It’s a good week for ... students

Pay attention everyone: the best way to keep students interested in lectures is to use humour. According to Stirling University academic Cate Wilson, lecturers should learn the skills of stand-up on the basis that students are more likely to remember details from lectures that contain humour. We wish the lecturers of Advanced Statistical Learning Theory and its Applications good luck with that one.

It’s also been a good week for Shakespeare fans. Is this a First Folio I see before me? In a library on Bute? It would seem so and after being discovered sitting on a bookshelf in Mount Stuart House on the island, the plan now is that it will go on public display later in the year. As we prepare to mark the 400th anniversary of Shakespeare’s death, it is about as close as you can get to the great man himself.

It’s been a bad week for ... bees

As if they don’t have enough to worry about, what with the catastrophic decline in their population, bees now have to keep looking over their shoulders (if bees have shoulders) for celebrities keen to use them in the latest beauty fads.
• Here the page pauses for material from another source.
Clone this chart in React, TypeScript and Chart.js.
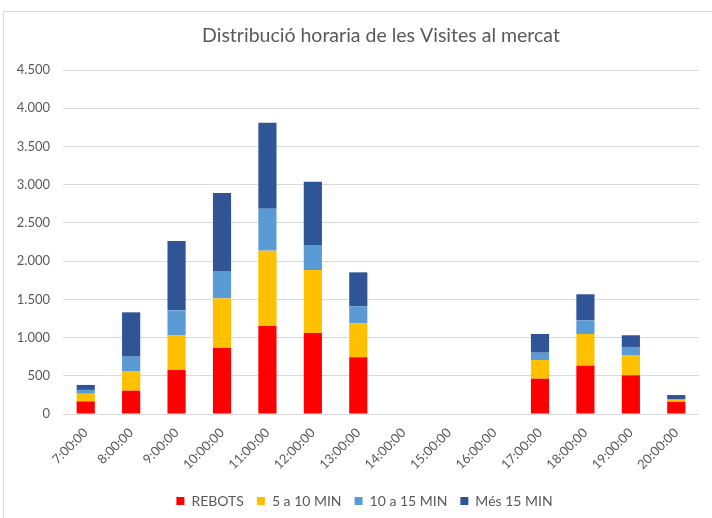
import React, { useEffect, useRef } from "react";
import { Chart, registerables } from "chart.js";

Chart.register(...registerables);

const categories = [
  "7:00:00", "8:00:00", "9:00:00", "10:00:00", "11:00:00", "12:00:00", "13:00:00",
  "14:00:00", "15:00:00", "16:00:00", "17:00:00", "18:00:00", "19:00:00", "20:00:00",
];
const rebots = [165, 305, 575, 868, 1151, 1060, 741, 0, 0, 0, 462, 632, 506, 160];
const min5a10 = [100, 257, 458, 645, 986, 824, 445, 0, 0, 0, 244, 415, 266, 25];
const min10a15 = [50, 188, 323, 358, 549, 327, 223, 0, 0, 0, 96, 179, 105, 8];
const mes15 = [65, 580, 907, 1020, 1125, 828, 444, 0, 0, 0, 245, 340, 153, 55];
const yTicks = [0, 500, 1000, 1500, 2000, 2500, 3000, 3500, 4000, 4500];

const FONT = "Lato, 'Open Sans', sans-serif";
const TEXT = "#595959";
const GRID = "#d9d9d9";

function fmt(v: number): string {
  if (v >= 1000) {
    return `${Math.floor(v / 1000)}.${String(v % 1000).padStart(3, "0")}`;
  }
  return String(v);
}

const legendShift = {
  id: "legendShift",
  afterUpdate(chart: any) {
    const lg = chart.legend;
    if (lg) {
      lg.left += 15;
      lg.right += 15;
    }
  },
};

export default function App() {
  const ref = useRef<HTMLCanvasElement | null>(null);

  useEffect(() => {
    if (!ref.current) return;
    const chart = new Chart(ref.current, {
      type: "bar",
      data: {
        labels: categories,
        datasets: [
          { label: "REBOTS", data: rebots, backgroundColor: "#FF0000" },
          { label: "5 a 10 MIN", data: min5a10, backgroundColor: "#FFC000" },
          { label: "10 a 15 MIN", data: min10a15, backgroundColor: "#5B9BD5" },
          { label: "Més 15 MIN", data: mes15, backgroundColor: "#2F5597" },
        ],
      },
      plugins: [legendShift],
      options: {
        animation: false,
        responsive: false,
        maintainAspectRatio: false,
        layout: { padding: { left: 0, right: 13, top: 0, bottom: 0 } },
        datasets: { bar: { barPercentage: 0.4, categoryPercentage: 1, borderWidth: 0 } },
        scales: {
          x: {
            stacked: true,
            grid: { display: false },
            border: { display: false },
            ticks: {
              color: TEXT,
              font: { family: FONT, size: 13 },
              minRotation: 45,
              maxRotation: 45,
              autoSkip: false,
              padding: 3,
            },
            afterFit: (axis: any) => { axis.height = 67; },
          },
          y: {
            stacked: true,
            min: 0,
            max: 4500,
            afterBuildTicks: (axis: any) => {
              axis.ticks = yTicks.map((v) => ({ value: v }));
            },
            grid: { color: GRID, lineWidth: 1, drawTicks: false },
            border: { display: false },
            ticks: {
              color: TEXT,
              font: { family: FONT, size: 13 },
              padding: 13,
              callback: (v: any) => fmt(Number(v)),
            },
            afterFit: (axis: any) => { axis.width = 63; },
          },
        },
        plugins: {
          title: {
            display: true,
            text: "Distribució horaria de les Visites al mercat",
            color: TEXT,
            fullSize: false,
            font: { family: FONT, size: 19.5, weight: "normal" },
            padding: { top: 24, bottom: 22.6 },
          },
          legend: {
            position: "bottom",
            labels: {
              color: TEXT,
              font: { family: FONT, size: 14 },
              boxWidth: 8,
              boxHeight: 8,
              padding: 13,
            },
          },
          tooltip: { enabled: false },
        },
      },
    });
    return () => chart.destroy();
  }, []);

  return (
    <div style={{ position: "fixed", left: 0, top: 0, width: 712, height: 518, background: "#fff", overflow: "hidden" }}>
      <div
        style={{
          position: "absolute",
          left: 3,
          top: 11,
          width: 760,
          height: 560,
          borderTop: "1.5px solid #d9d9d9",
          borderLeft: "1.5px solid #d9d9d9",
          boxSizing: "border-box",
        }}
      />
      <canvas ref={ref} width={712} height={518} style={{ position: "absolute", left: 0, top: 0 }} />
    </div>
  );
}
And by “celebrities”, we mean Gwyneth Paltrow. The actress has revealed to the New York Times that she has been stung by bees in the name of beauty. “People use it to get rid of inflammation and scarring,” she said. “It’s actually pretty incredible if you research it. But, man, it’s painful.” Not painful enough, we think.

It’s also been a bad week for red trousers. Red trousers do make it so much easier to spot people you want to avoid, but it seems their sales are in decline. According to the tailors Volpe, red trousers are struggling to sell because they have become associated with a certain type of person.

And by “certain type of person”, we mean Michael Portillo, although it hasn’t helped that a shade of trouser so closely associated with toffs has also been adopted by bearded men with man buns. No-one wants to look like a toff, but at least it’s not as bad as looking like a hipster.